Martin: As you look at the landscape, every tool claims to do everything well. And, as we both know, that’s not the case.  So we’re trying to meet companies where they are and help them want to get to eventually, which means it is a journey. Because a lot of companies are going to have a hybrid mix of, some cloud native workloads and some non-cloud native workloads.

Chronosphere meeting market demands

Lee: As cloud native matures, how do you see Chronosphere expanding to meet whatever demands may be coming out of these mature cloud native ecosystems?

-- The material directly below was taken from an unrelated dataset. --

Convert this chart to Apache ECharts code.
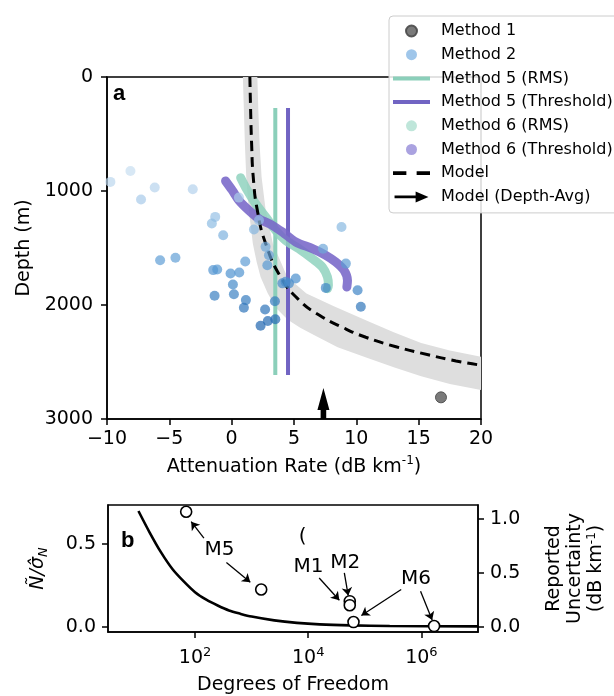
<!DOCTYPE html>
<html>
<head>
<meta charset="utf-8">
<script src="https://cdn.jsdelivr.net/npm/echarts@6/dist/echarts.min.js"></script>
<style>
html, body { margin: 0; padding: 0; background: #fff; }
#chart { width: 614px; height: 696px; }
</style>
</head>
<body>
<div id="chart"></div>
<script>
// ---- panel a : [attenuation (dB/km), depth (m)] ----
var method1 = [[16.79, 2810]];
var method2 = [
  [-9.73, 920], [-8.12, 824], [-7.27, 1075], [-6.17, 970], [-3.12, 985],
  [-1.32, 1227], [-1.59, 1285], [-0.68, 1388], [-5.74, 1607], [-4.51, 1586],
  [-1.48, 1694], [-1.16, 1689], [-0.09, 1724], [0.61, 1715], [1.09, 1618],
  [0.10, 1820], [0.18, 1905], [-1.37, 1919], [1.14, 1957], [0.98, 2024],
  [2.68, 2040], [2.32, 2182], [2.90, 2140], [3.50, 2125], [3.47, 1967],
  [2.86, 1652], [2.72, 1490], [2.99, 1563], [1.79, 1338], [0.58, 1058], [2.19, 1257],
  [4.07, 1810], [4.33, 1797], [4.60, 1810], [5.14, 1768],
  [7.33, 1506], [8.81, 1316], [9.16, 1637], [7.55, 1850], [10.10, 1871], [10.36, 2015]
];
var method5Rms = [[3.50, 272], [3.50, 2614]];
var method5Thr = [[4.52, 272], [4.52, 2614]];
var method6Rms = [
  [0.72, 883], [1.25, 994], [1.92, 1111], [2.73, 1228], [3.53, 1345], [4.33, 1433],
  [5.40, 1506], [6.48, 1594], [7.28, 1667], [7.68, 1754], [7.76, 1827], [7.68, 1857]
];
var method6Thr = [
  [-0.49, 912], [0.05, 994], [0.58, 1082], [1.38, 1170], [2.19, 1243], [3.26, 1301],
  [4.07, 1360], [5.14, 1447], [6.48, 1506], [7.55, 1564], [8.35, 1623], [9.02, 1696],
  [9.29, 1784], [9.24, 1842]
];
var modelLine = [
  [1.46, 0], [1.52, 290], [1.60, 585], [1.73, 877], [2.06, 1170], [2.73, 1462],
  [3.93, 1754], [5.40, 1956], [7.01, 2088], [8.89, 2196], [10.76, 2283],
  [13.18, 2366], [15.85, 2439], [18.0, 2491], [20.0, 2528]
];
var modelLow = [
  [0.90, 0], [0.98, 292], [1.06, 585], [1.17, 877], [1.38, 1170], [1.70, 1462],
  [2.00, 1620], [2.32, 1754], [2.90, 1900], [3.60, 2030], [4.50, 2130], [5.50, 2200],
  [6.60, 2263], [8.50, 2370], [10.9, 2465], [13.0, 2545], [15.2, 2625], [17.5, 2692], [20.0, 2746]
];
var modelHigh = [
  [2.06, 0], [2.14, 292], [2.24, 585], [2.40, 877], [2.73, 1170], [3.31, 1462],
  [4.46, 1754], [6.00, 1900], [8.20, 2010], [10.9, 2140], [13.0, 2240],
  [15.2, 2333], [17.5, 2400], [20.0, 2453]
];
var depthAvg = [[7.36, 2728, 3000]]; // x, arrow tip depth, arrow base depth

// ---- panel b ----
var dofCurve = [10, 15.8, 25.1, 39.8, 63.1, 100, 158, 251, 398, 631, 1000, 2512, 6310, 15850, 56230, 275400, 1e7];
var ratioCurve = [0.70, 0.57, 0.45, 0.35, 0.275, 0.21, 0.165, 0.13, 0.10, 0.08, 0.063, 0.04, 0.025, 0.016, 0.010, 0.006, 0.004];
var dofReported = [69.7, 1476, 54200, 54200, 63100, 1675000];
var uncReported = [1.067, 0.347, 0.239, 0.202, 0.046, 0.009];
var noteText = ['M5', 'M1', 'M2', 'M6', '('];
var noteDof = [270, 10070, 44870, 800000, 7940];
var noteUnc = [0.715, 0.555, 0.598, 0.445, 0.837];
// [dof from, unc from, dof to, unc to]
var noteArrows = [
  [143.5, 0.822, 85.5, 0.975],
  [358, 0.598, 948, 0.414],
  [15630, 0.454, 35480, 0.248],
  [43450, 0.500, 50930, 0.291],
  [439500, 0.347, 86900, 0.107],
  [966000, 0.331, 1549000, 0.064]
];
var dofTickExp = [2, 4, 6];
var ratioTicks = [0, 0.5];
var uncTicks = [0, 0.5, 1.0];

var FONT = 'DejaVu Sans';
var lg = Math.log10;

var chart = echarts.init(document.getElementById('chart'));

var tickStyle = { show: true, inside: false, length: 6, lineStyle: { color: '#000', width: 1.5 } };
var lineStyleAx = { show: true, onZero: false, lineStyle: { color: '#000', width: 1.5 } };
var lblStyle = { color: '#000', fontFamily: FONT, fontSize: 19 };

chart.setOption({
  animation: false,
  textStyle: { fontFamily: FONT, color: '#000' },
  grid: [
    { left: 107, top: 77, width: 374, height: 342, show: true, borderColor: '#000', borderWidth: 1.5, backgroundColor: 'transparent' },
    { left: 108, top: 505, width: 382, height: 128, show: true, borderColor: '#000', borderWidth: 1.5, backgroundColor: 'transparent' }
  ],
  legend: {
    orient: 'vertical',
    left: 389, top: 16,
    padding: [7, 6, 8, 4],
    itemWidth: 37, itemHeight: 11, itemGap: 7.7,
    backgroundColor: 'rgba(255,255,255,0.85)',
    borderColor: '#cccccc', borderWidth: 1, borderRadius: 4,
    textStyle: { fontFamily: FONT, fontSize: 16, color: '#000', padding: [0, 0, 0, 6] },
    selectedMode: false,
    data: [
      { name: 'Method 1', icon: 'circle', itemStyle: { color: '#6b6b6b', opacity: 0.9 } },
      { name: 'Method 2', icon: 'circle', itemStyle: { color: '#95c0e8', opacity: 0.9 } },
      { name: 'Method 5 (RMS)', icon: 'path://M0,0 L37,0 L37,4 L0,4 Z', itemStyle: { color: '#8bcfba' } },
      { name: 'Method 5 (Threshold)', icon: 'path://M0,0 L37,0 L37,4 L0,4 Z', itemStyle: { color: '#7164c3' } },
      { name: 'Method 6 (RMS)', icon: 'circle', itemStyle: { color: '#bfe6da', opacity: 1 } },
      { name: 'Method 6 (Threshold)', icon: 'circle', itemStyle: { color: '#aaa2e0', opacity: 1 } },
      { name: 'Model', icon: 'path://M0,0 L13,0 L13,3.6 L0,3.6 Z M23,0 L36,0 L36,3.6 L23,3.6 Z', itemStyle: { color: '#000' } },
      { name: 'Model (Depth-Avg)', icon: 'path://M0,4.5 L23,4.5 L23,0 L37,6 L23,12 L23,7.5 L0,7.5 Z', itemStyle: { color: '#000' } }
    ]
  },
  visualMap: [{
    show: false, type: 'continuous', seriesIndex: 1, dimension: 1,
    min: 820, max: 2200,
    inRange: { color: ['#c9def1', '#8ebce3', '#4d92cf', '#1d63ae'] }
  }],
  graphic: [
    { type: 'text', left: 113, top: 83, style: { text: 'a', font: 'bold 22px "Liberation Sans"', fill: '#000' } },
    { type: 'text', left: 121, top: 530, style: { text: 'b', font: 'bold 22px "Liberation Sans"', fill: '#000' } }
  ],
  xAxis: [
    {
      gridIndex: 0, type: 'value', min: -10, max: 20, interval: 5,
      axisLine: lineStyleAx, axisTick: tickStyle, splitLine: { show: false },
      axisLabel: Object.assign({ margin: 11, formatter: function (v) { return String(v).replace('-', '\u2212'); } }, lblStyle),
      name: '{t|Attenuation Rate (dB km}{s|-1}{t|)}', nameLocation: 'middle', nameGap: 36,
      nameTextStyle: { rich: { t: { fontFamily: FONT, fontSize: 19, color: '#000', lineHeight: 24 }, s: { fontFamily: FONT, fontSize: 12, color: '#000', verticalAlign: 'top', lineHeight: 14 } } }
    },
    {
      gridIndex: 1, type: 'value', min: 0.462, max: 7.0,
      axisLine: lineStyleAx, splitLine: { show: false },
      axisTick: Object.assign({ customValues: dofTickExp }, tickStyle),
      axisLabel: {
        margin: 14, customValues: dofTickExp,
        formatter: function (v) { return '{b|10}{s|' + v + '}'; },
        rich: { b: { fontFamily: FONT, fontSize: 19, color: '#000', lineHeight: 24 }, s: { fontFamily: FONT, fontSize: 13, color: '#000', verticalAlign: 'top', lineHeight: 14 } }
      },
      name: 'Degrees of Freedom', nameLocation: 'middle', nameGap: 44,
      nameTextStyle: { fontFamily: FONT, fontSize: 19, color: '#000' }
    }
  ],
  yAxis: [
    {
      gridIndex: 0, type: 'value', min: 0, max: 3000, interval: 1000, inverse: true,
      axisLine: lineStyleAx, axisTick: tickStyle, splitLine: { show: false },
      axisLabel: Object.assign({ margin: 14, formatter: function (v) { return String(v); } }, lblStyle),
      name: 'Depth (m)', nameLocation: 'middle', nameRotate: 90, nameGap: 66,
      nameTextStyle: { fontFamily: FONT, fontSize: 19, color: '#000' }
    },
    {
      gridIndex: 1, type: 'value', min: -0.03, max: 0.736, position: 'left',
      axisLine: lineStyleAx, splitLine: { show: false },
      axisTick: Object.assign({ customValues: ratioTicks }, tickStyle),
      axisLabel: Object.assign({ margin: 12, customValues: ratioTicks, formatter: function (v) { return v.toFixed(1); } }, lblStyle),
      name: '{m|\u00d1/\u03c3\u0302}{n|N}', nameLocation: 'middle', nameRotate: 90, nameGap: 58,
      nameTextStyle: { rich: { m: { fontFamily: FONT, fontSize: 19, fontStyle: 'italic', color: '#000', lineHeight: 24 }, n: { fontFamily: FONT, fontSize: 13, fontStyle: 'italic', color: '#000', verticalAlign: 'bottom', lineHeight: 20 } } }
    },
    {
      gridIndex: 1, type: 'value', min: -0.046, max: 1.129, position: 'right',
      axisLine: lineStyleAx, splitLine: { show: false },
      axisTick: Object.assign({ customValues: uncTicks }, tickStyle),
      axisLabel: Object.assign({ margin: 12, customValues: uncTicks, formatter: function (v) { return v.toFixed(1); } }, lblStyle),
      name: '{t|Reported}\n{t|Uncertainty}\n{t|(dB km}{s|-1}{t|)}', nameLocation: 'middle', nameRotate: 90, nameGap: 66,
      nameTextStyle: { rich: { t: { fontFamily: FONT, fontSize: 19, color: '#000', lineHeight: 21 }, s: { fontFamily: FONT, fontSize: 12, color: '#000', verticalAlign: 'top', lineHeight: 12 } } }
    }
  ],
  series: [
    {
      name: 'band', type: 'custom', xAxisIndex: 0, yAxisIndex: 0, silent: true, z: 1,
      data: [[0, 0]],
      renderItem: function (params, api) {
        var pts = modelHigh.map(function (p) { return api.coord(p); })
          .concat(modelLow.slice().reverse().map(function (p) { return api.coord(p); }));
        return { type: 'polygon', shape: { points: pts }, style: { fill: '#dedede' } };
      }
    },
    {
      name: 'Method 2', type: 'scatter', xAxisIndex: 0, yAxisIndex: 0, z: 6,
      symbolSize: 10, data: method2,
      itemStyle: { color: '#95c0e8', opacity: 0.7 }
    },
    {
      name: 'Method 5 (RMS)', type: 'line', xAxisIndex: 0, yAxisIndex: 0, z: 3,
      symbol: 'none', data: method5Rms,
      lineStyle: { color: '#8bcfba', width: 4 }, itemStyle: { color: '#8bcfba' }
    },
    {
      name: 'Method 5 (Threshold)', type: 'line', xAxisIndex: 0, yAxisIndex: 0, z: 3,
      symbol: 'none', data: method5Thr,
      lineStyle: { color: '#7164c3', width: 4 }, itemStyle: { color: '#7164c3' }
    },
    {
      name: 'Method 6 (RMS)', type: 'line', xAxisIndex: 0, yAxisIndex: 0, z: 4,
      symbol: 'none', smooth: 0.3, data: method6Rms,
      lineStyle: { color: '#8fd2be', width: 9, cap: 'round', join: 'round', opacity: 0.85 },
      itemStyle: { color: '#8fd2be' }
    },
    {
      name: 'Method 6 (Threshold)', type: 'line', xAxisIndex: 0, yAxisIndex: 0, z: 4,
      symbol: 'none', smooth: 0.3, data: method6Thr,
      lineStyle: { color: '#7766c8', width: 9, cap: 'round', join: 'round', opacity: 0.88 },
      itemStyle: { color: '#7766c8' }
    },
    {
      name: 'Model', type: 'line', xAxisIndex: 0, yAxisIndex: 0, z: 5,
      symbol: 'none', smooth: true, data: modelLine,
      lineStyle: { color: '#000', width: 3, type: [10, 6] }, itemStyle: { color: '#000' }
    },
    {
      name: 'Method 1', type: 'scatter', xAxisIndex: 0, yAxisIndex: 0, z: 6,
      symbolSize: 11, data: method1,
      itemStyle: { color: '#6b6b6b', opacity: 0.9, borderColor: '#4a4a4a', borderWidth: 1 }
    },
    {
      name: 'Model (Depth-Avg)', type: 'custom', xAxisIndex: 0, yAxisIndex: 0, z: 7,
      data: depthAvg, itemStyle: { color: '#000' },
      renderItem: function (params, api) {
        var tip = api.coord([api.value(0), api.value(1)]);
        var base = api.coord([api.value(0), api.value(2)]);
        var hl = 22, hw = 6, sw = 2.8, x = tip[0];
        return {
          type: 'polygon',
          shape: { points: [[x - sw, base[1]], [x - sw, tip[1] + hl], [x - hw, tip[1] + hl], [x, tip[1]],
            [x + hw, tip[1] + hl], [x + sw, tip[1] + hl], [x + sw, base[1]]] },
          style: { fill: '#000' }
        };
      }
    },
    // panel b
    {
      name: 'ratio', type: 'line', xAxisIndex: 1, yAxisIndex: 1, z: 3,
      symbol: 'none', smooth: 0.3,
      data: dofCurve.map(function (d, i) { return [lg(d), ratioCurve[i]]; }),
      lineStyle: { color: '#000', width: 2.6 }
    },
    {
      name: 'reported', type: 'scatter', xAxisIndex: 1, yAxisIndex: 2, z: 5,
      symbolSize: 11,
      data: dofReported.map(function (d, i) { return [lg(d), uncReported[i]]; }),
      itemStyle: { color: '#fff', borderColor: '#000', borderWidth: 1.6, opacity: 1 },
      markLine: {
        silent: true, symbol: ['none', 'arrow'], symbolSize: 8, precision: 6,
        label: { show: false },
        lineStyle: { color: '#000', width: 1.3, type: 'solid' },
        data: noteArrows.map(function (a) {
          return [{ coord: [lg(a[0]), a[1]] }, { coord: [lg(a[2]), a[3]] }];
        })
      }
    },
    {
      name: 'notes', type: 'scatter', xAxisIndex: 1, yAxisIndex: 2, z: 6, silent: true,
      symbolSize: 1, itemStyle: { color: 'rgba(0,0,0,0)' },
      data: noteText.map(function (t, i) { return { name: t, value: [lg(noteDof[i]), noteUnc[i]] }; }),
      label: { show: true, position: 'inside', formatter: '{b}', color: '#000', opacity: 1, fontFamily: FONT, fontSize: 20 }
    }
  ]
});
</script>
</body>
</html>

Martin: That’s a great question. So, as you mentioned, I think we’re just at the beginning of this migration. And I think because of this, a lot of companies out there are simply looking for more tactical solutions today. You can imagine as you roll out a new architecture, you just need basic visibility to your infrastructure and applications.  But we’ve seen that what ends up happening is that as companies mature, they start seeing observability less of a tactical must-have and more of a strategic tool that can give them competitive advantage over their competitors out there. So it’s about not only solving the infrastructure and the application observability use cases, but really start to uplevel observability as a whole and show them what positive impact it can have on a business. 

Advice for getting started with cloud native observability

Lee: So what advice would you give to the person who is just getting into understanding what observability means and the advantages of it. What should they be looking for in all of their cloud native understanding, specifically about observability?

Martin: My advice may be to think about not just the technology change, but the skill change that has to come along with such a migration as well. It’s a very different way of operating. And again, it’s not just that your architecture and stacks are different, it’s the organization mindset, the skill sets that developers need are very different.